To have an effective regulatory mechanism for the multi State cooperative societies.

To keep the legislation in tune with the changing economic policies.

To make the management accountable to the members of the societies.

To protect the interests of the depositors and the shareholders of the societies.

What is the MSCS Act?

Cooperatives are a state subject, but there are many societies such as those for sugar and milk, banks, milk unions etc whose members and areas of operation are spread across more than one state.

For example, most sugar mills along the districts on the Karnataka-Maharashtra border procure cane from both states.

The MSCS Act, 2002  was passed to govern such cooperatives.

What are the Multi-state Cooperative Societies?

Multi-state cooperatives draw their membership from more than one states, and they are thus registered under the MSCS Act.

Their board of directors has representation from all states they operate in. Administrative and financial control of these societies is with the central registrar, with the law making it clear that no state government official can wield any control on them.

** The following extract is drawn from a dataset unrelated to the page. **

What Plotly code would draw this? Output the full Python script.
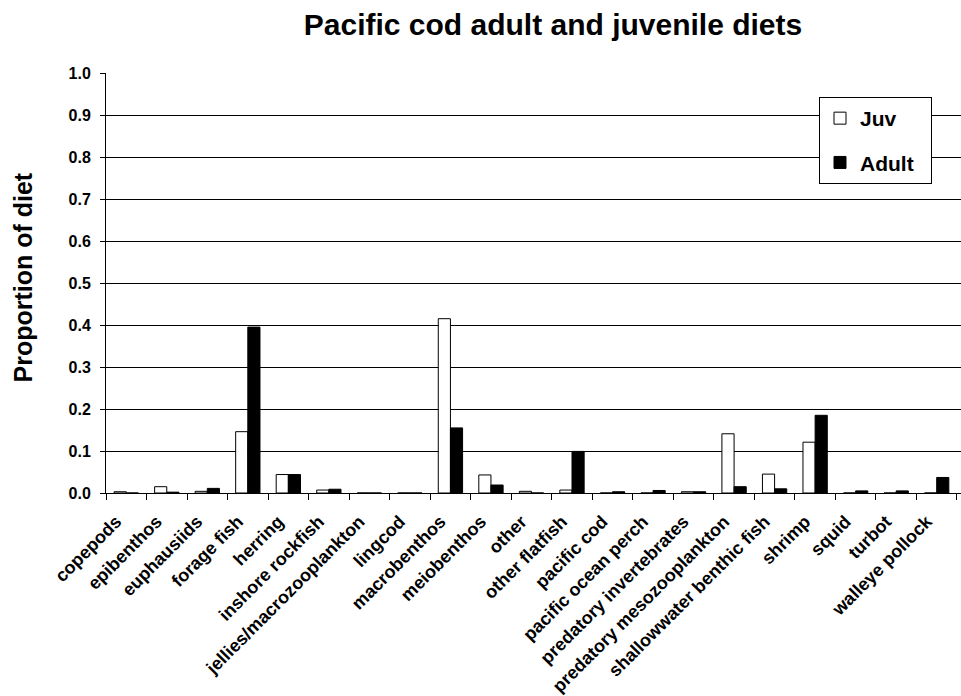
import plotly.graph_objects as go

# Prey groups in the Pacific cod diet
categories = [
    "copepods", "epibenthos", "euphausiids", "forage fish", "herring",
    "inshore rockfish", "jellies/macrozooplankton", "lingcod", "macrobenthos",
    "meiobenthos", "other", "other flatfish", "pacific cod",
    "pacific ocean perch", "predatory invertebrates",
    "predatory mesozooplankton", "shallowwater benthic fish", "shrimp",
    "squid", "turbot", "walleye pollock",
]

# Proportion of diet by prey group
juv = [0.003, 0.015, 0.004, 0.146, 0.044, 0.007, 0.0, 0.0, 0.415, 0.043,
       0.004, 0.007, 0.0, 0.0, 0.003, 0.141, 0.045, 0.121, 0.0, 0.0, 0.0]
adult = [0.0, 0.002, 0.011, 0.395, 0.044, 0.009, 0.0, 0.0, 0.155, 0.019,
         0.0, 0.099, 0.003, 0.006, 0.003, 0.015, 0.010, 0.185, 0.005, 0.005,
         0.037]

y_ticks = [0.0, 0.1, 0.2, 0.3, 0.4, 0.5, 0.6, 0.7, 0.8, 0.9, 1.0]

FONT = "Liberation Sans, Arial, sans-serif"
W, H = 961, 696
M_L, M_T, M_B = 106, 73, 203
PLOT_W, PLOT_H = W - M_L, H - M_T - M_B
NBSP = "\u00a0"  # keeps some right padding inside the legend box

fig = go.Figure()
fig.add_trace(go.Bar(
    x=categories, y=juv, name="Juv", legendgroup="juv",
    marker=dict(color="white", line=dict(color="black", width=1)),
))
fig.add_trace(go.Bar(
    x=categories, y=adult, name="Adult" + NBSP * 2, legendgroup="adult",
    marker=dict(color="black", line=dict(color="black", width=1)),
))

fig.update_layout(
    template="none",
    width=W, height=H,
    margin=dict(l=M_L, r=0, t=M_T, b=M_B, autoexpand=False),
    paper_bgcolor="white", plot_bgcolor="white",
    barmode="group", bargap=0.40, bargroupgap=0.0,
    font=dict(family=FONT, color="black", size=16, weight="bold"),
    title=dict(
        text="Pacific cod adult and juvenile diets",
        font=dict(family=FONT, size=30, color="black", weight="bold"),
        x=553 / W, xref="container", xanchor="center",
        y=1 - 24 / H, yref="container", yanchor="middle",
    ),
    legend=dict(
        x=(819 - M_L) / PLOT_W, y=1 - 24 / PLOT_H,
        xanchor="left", yanchor="top",
        bgcolor="white", bordercolor="black", borderwidth=1,
        font=dict(family=FONT, size=21, color="black", weight="bold"),
        tracegroupgap=14, itemwidth=30,
    ),
    showlegend=True,
    annotations=[dict(
        text="Proportion of diet", textangle=-90, showarrow=False,
        xref="paper", yref="paper",
        x=(22 - M_L) / PLOT_W, y=(M_T + PLOT_H - 277.5) / PLOT_H,
        xanchor="center", yanchor="middle",
        font=dict(family=FONT, size=25, color="black", weight="bold"),
    )],
)

fig.update_xaxes(
    type="category", range=[-0.5, 20.6], automargin=False,
    tickangle=-45, tickson="boundaries",
    ticks="outside", ticklen=6, tickcolor="black", tickwidth=1,
    ticklabelstandoff=10, ticklabelshift=-10,
    showline=True, linecolor="black", linewidth=1,
    showgrid=False, zeroline=False,
    tickfont=dict(family=FONT, size=18, color="black", weight="bold"),
)
fig.update_yaxes(
    range=[0, 1.0], tickvals=y_ticks, automargin=False,
    ticktext=[f"{v:.1f}" for v in y_ticks],
    ticks="outside", ticklen=5, tickcolor="black", tickwidth=1,
    ticklabelstandoff=6,
    showline=True, linecolor="black", linewidth=1,
    showgrid=True, gridcolor="black", gridwidth=1,
    zeroline=False,
    tickfont=dict(family=FONT, size=16, color="black", weight="bold"),
)

fig.write_html("out.html")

Maharashtra has the highest number of multistate cooperative societies at 567, followed by Uttar Pradesh (147) and New Delhi (133).

Credit societies constitute the bulk of the registered societies, followed by agro-based ones (which include sugar mills, spinning mills etc).

What are the issues/concerns with the current MSCS Act?

The exclusive control of the central registrar, who is also the Central Cooperative Commissioner, was meant to allow smooth functioning of multistate cooperatives. The central Act cushions them from the interference of state authorities so that these societies are able to function in multiple states. However, this has created obstacles as the societies have to seek approvals for new proposals (like expansion of capacity) from officials of all states they are operating in.

No checks and balances: For state-registered societies, financial and administrative control rests with state registrars, who exercise it through district- and tehsil-level officers. There are enough checks and balances to ensure transparency in their functioning. But, in case of multistate cooperatives, these layers do not exist. Instead, the board of directors has control of all finances and administration.

Lack of day-to-day control: There is an apparent lack of day-to-day government control on multistate cooperatives.

Reports: State cooperatives have to submit multiple reports to the state registrar. However there is no such requirement for the multistate cooperatives.

– Inspections: The central registrar can only allow inspection of the societies under special conditions. A written request has to be sent to the office of the registrar by not less than 1/3rd of the members of the board, or not less than 1/5th of the number of members of the society. Inspections can happen only after prior intimation to societies.

Lack of proper infrastructure: Central Registrar doesn’t have enough on-ground infrastructure.

– Officers: There are no officers or offices at the state level, with most work being carried out either online or through correspondence. Further, in cases of complaints of Ponzi schemes run by many credit societies, there is a lack of ground staff necessary for verifying their antecedents.

For members of the multistate cooperative societies, the only office where they can seek justice is in Delhi. The State authorities are unable to do much apart from forwarding complaints to the central registrar.

Privatisation of cooperative mills: Sugar cooperative mills registered under the central Act are being privatised in some states like Maharashtra. For instance: A mill in Sangli was privatised after the then board of directors passed a resolution. This mill was among the 68 sold off by the Maharashtra State Cooperative Bank for defaulting on loans. Taking advantage of the multi-state status, the mill declared itself as a sick unit before it was auctioned off.

What is the way forward?

The Government is holding extensive consultations with experts from various fields: bankers, sugar commissioners, cooperative commissioners, housing societies federations etc. The proposed amendments to the Act should include the following reforms:

Increase in manpower, both in Delhi and as well as the states, to ensure better governance of the societies.

Technology should be used to bring in transparency.

For implementing day to day control, the administrative control of multistate cooperatives could be vested in the state commissioners.